Впрочем, давайте внесем ясность: я ненавидела ее не за то, что она была потрясающе красива и обладала великолепным телом. Моя ненависть была вызвана тем, что она, похоже, ничем больше не занималась, кроме как лгала мне, воровала опять же у меня, — словом, водила моего младшего брата взад-вперед перед вратами ада.
Я уже стояла на переднем крыльце, когда они выбирались из грузовичка.
— Что она здесь делает? — требовательно спросила я.
— Она помогает мне, — сказал Тедди невинным и даже каким-то глуповатым тоном — впрочем, он всегда так говорил, когда Венди была с ним рядом. Похоже, он пару дней не брился. Венди всегда нравились неряхи.
— Ты не под кайфом?
— Трезв как стеклышко, — произнес он твердо. — Прекрати изображать из себя испанского инквизитора. Мы оба трезвые.
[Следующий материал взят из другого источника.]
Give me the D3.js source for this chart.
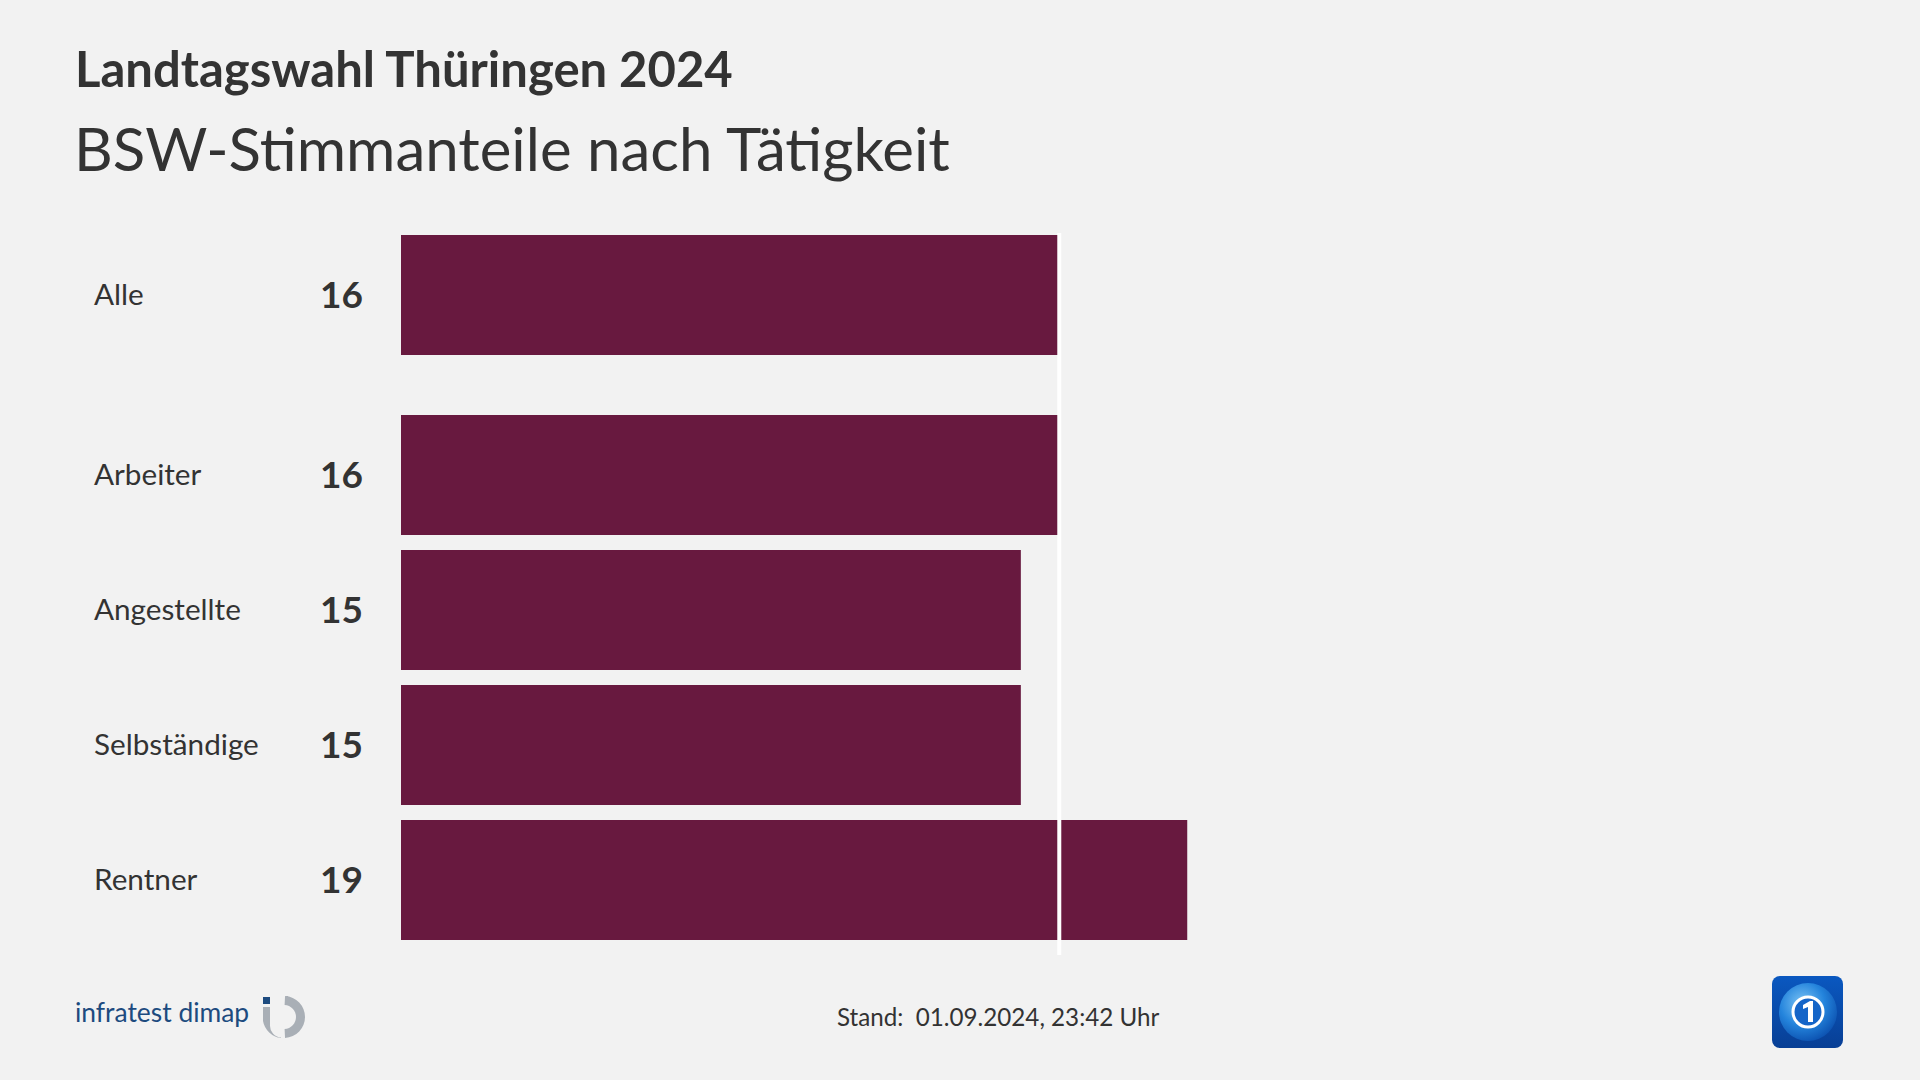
<!DOCTYPE html>
<html><head><meta charset="utf-8">
<script src="https://cdn.jsdelivr.net/npm/d3@7"></script>
<style>
html,body{margin:0;padding:0;background:#f2f2f2;}
svg{display:block;}
text{font-family:Lato,"Noto Sans",sans-serif;}
</style></head>
<body>
<script>
const categories = ["Alle", "Arbeiter", "Angestellte", "Selbständige", "Rentner"];
const values = [15.8, 15.8, 14.9, 14.9, 18.9];
const referenceValue = 15.8;
const titleText = "Landtagswahl Thüringen 2024";
const subtitleText = "BSW-Stimmanteile nach Tätigkeit";
const footerText = "Stand:  01.09.2024, 23:42 Uhr";

const W = 1920, H = 1080;
const svg = d3.select("body").append("svg").attr("width", W).attr("height", H);
svg.append("rect").attr("width", W).attr("height", H).attr("fill", "#f2f2f2");

const txt = "#333333";
const barColor = "#68193f";

svg.append("text").attr("x", 75).attr("y", 87).attr("font-size", 49).attr("font-weight", 700)
  .attr("fill", txt).text(titleText);
svg.append("text").attr("x", 74).attr("y", 171).attr("font-size", 60).attr("font-weight", 400)
  .attr("fill", txt).text(subtitleText);

const x = d3.scaleLinear().domain([0, 36]).range([401, 401 + 36 * 41.6]);
const y = d3.scaleBand().domain(categories).range([235, 235 + 660]).paddingInner(15 / 135).paddingOuter(0);
const groupOffset = (c) => c === "Alle" ? 0 : 45;
const yPos = (c) => y(c) + groupOffset(c);

const data = categories.map((c, i) => ({ c, v: values[i] }));
const fmt = d3.format(".0f");

const g = svg.append("g");
g.selectAll("rect.bar").data(data).join("rect").attr("class", "bar")
  .attr("x", x(0)).attr("y", d => yPos(d.c))
  .attr("width", d => x(d.v) - x(0)).attr("height", y.bandwidth())
  .attr("fill", barColor);

g.selectAll("text.cat").data(data).join("text").attr("class", "cat")
  .attr("x", 94).attr("y", d => yPos(d.c) + y.bandwidth() / 2 + 10)
  .attr("font-size", 29.7).attr("fill", txt).text(d => d.c);

g.selectAll("text.val").data(data).join("text").attr("class", "val")
  .attr("x", 363).attr("y", d => yPos(d.c) + y.bandwidth() / 2 + 13)
  .attr("text-anchor", "end").attr("font-size", 37).attr("font-weight", 700)
  .attr("fill", txt).text(d => fmt(d.v));

// reference line
const yTop = yPos(categories[0]) - 2;
const yBot = yPos(categories[categories.length - 1]) + y.bandwidth() + 15;
svg.append("line").attr("x1", x(referenceValue) + 1).attr("x2", x(referenceValue) + 1)
  .attr("y1", yTop).attr("y2", yBot).attr("stroke", "#ffffff").attr("stroke-width", 4);

// footer
svg.append("text").attr("x", 837).attr("y", 1026).attr("font-size", 24.2).attr("fill", txt)
  .attr("xml:space", "preserve").style("white-space", "pre").text(footerText);

// infratest dimap logo
svg.append("text").attr("x", 75).attr("y", 1022).attr("font-size", 26.4).attr("fill", "#1d4b7f")
  .text("infratest dimap");
const lg = svg.append("g").attr("transform", "translate(284,1017)");
lg.append("rect").attr("x", -21).attr("y", -20).attr("width", 7).attr("height", 7).attr("fill", "#1d4b7f");
lg.append("path").attr("fill", "#a9afb6")
  .attr("d", d3.arc().innerRadius(12).outerRadius(21).startAngle(0.05).endAngle(Math.PI - 0.05)());
lg.append("path").attr("fill", "#a9afb6")
  .attr("d", "M-21,-10 L-14,-10 L-14,8 A12,12 0 0 0 -3,20.6 L-3,21 A21,21 0 0 1 -21,4 Z");
lg.append("path").attr("fill", "#a9afb6")
  .attr("d", "M2,-21 L2,-12 A12,12 0 0 1 4,-12 L4,-21 Z");

// tagesschau logo
const defs = svg.append("defs");
const lin = defs.append("linearGradient").attr("id", "tsbg").attr("x1", 0).attr("y1", 0).attr("x2", 0).attr("y2", 1);
lin.append("stop").attr("offset", 0).attr("stop-color", "#0a58c0");
lin.append("stop").attr("offset", 1).attr("stop-color", "#083f95");
const rad = defs.append("radialGradient").attr("id", "tsglobe").attr("cx", 0.4).attr("cy", 0.35).attr("r", 0.7);
rad.append("stop").attr("offset", 0).attr("stop-color", "#7cc4f5");
rad.append("stop").attr("offset", 0.55).attr("stop-color", "#2484dc");
rad.append("stop").attr("offset", 1).attr("stop-color", "#0b4fae");
const tg = svg.append("g").attr("transform", "translate(1772,976)");
tg.append("rect").attr("width", 71).attr("height", 72).attr("rx", 8).attr("fill", "url(#tsbg)");
tg.append("circle").attr("cx", 36).attr("cy", 36).attr("r", 29).attr("fill", "url(#tsglobe)");
tg.append("circle").attr("cx", 36).attr("cy", 36).attr("r", 15).attr("fill", "#1565c8").attr("stroke", "#ffffff").attr("stroke-width", 3);
tg.append("path").attr("fill", "#ffffff").attr("d", "M31,29 L38,25 L41,25 L41,46 L36,46 L36,31 L31,33 Z");
</script>
</body></html>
Он обошел свой пикап со стороны капота, и теперь они шли по дорожке, взявшись за руки. На Венди были обтягивающие джинсы, футболка, прикрывавшая едва заметную грудь, и толстовка с капюшоном, молния которой была расстегнута достаточно, чтобы можно было наблюдать все прелести ее лица.
— Она сюда не войдет, — сказала я. Я всегда замечала, когда Тедди возвращался с видом побитой собаки, а вот насчет Венди… Со своей яркой внешностью она могла скрыть что угодно.
— Может, ты все-таки успокоишься? Она, в конце концов, пытается исправиться.
— Да ну? И сколько времени ты провела сухой, Венди?
— Три недели, — сказала она.
— Господи, да ладно тебе, — сказала я, закатывая глаза. Сколько же мне приходилось слышать клятв, что тот и тот-то начнет жизнь с чистого листа, но не проходило и недели — ну, в крайнем случае двух или трех — как все возвращалось на круги своя. Нарику, который по прошествии трех недель утверждает, что навсегда завязал, никогда нельзя полностью доверять.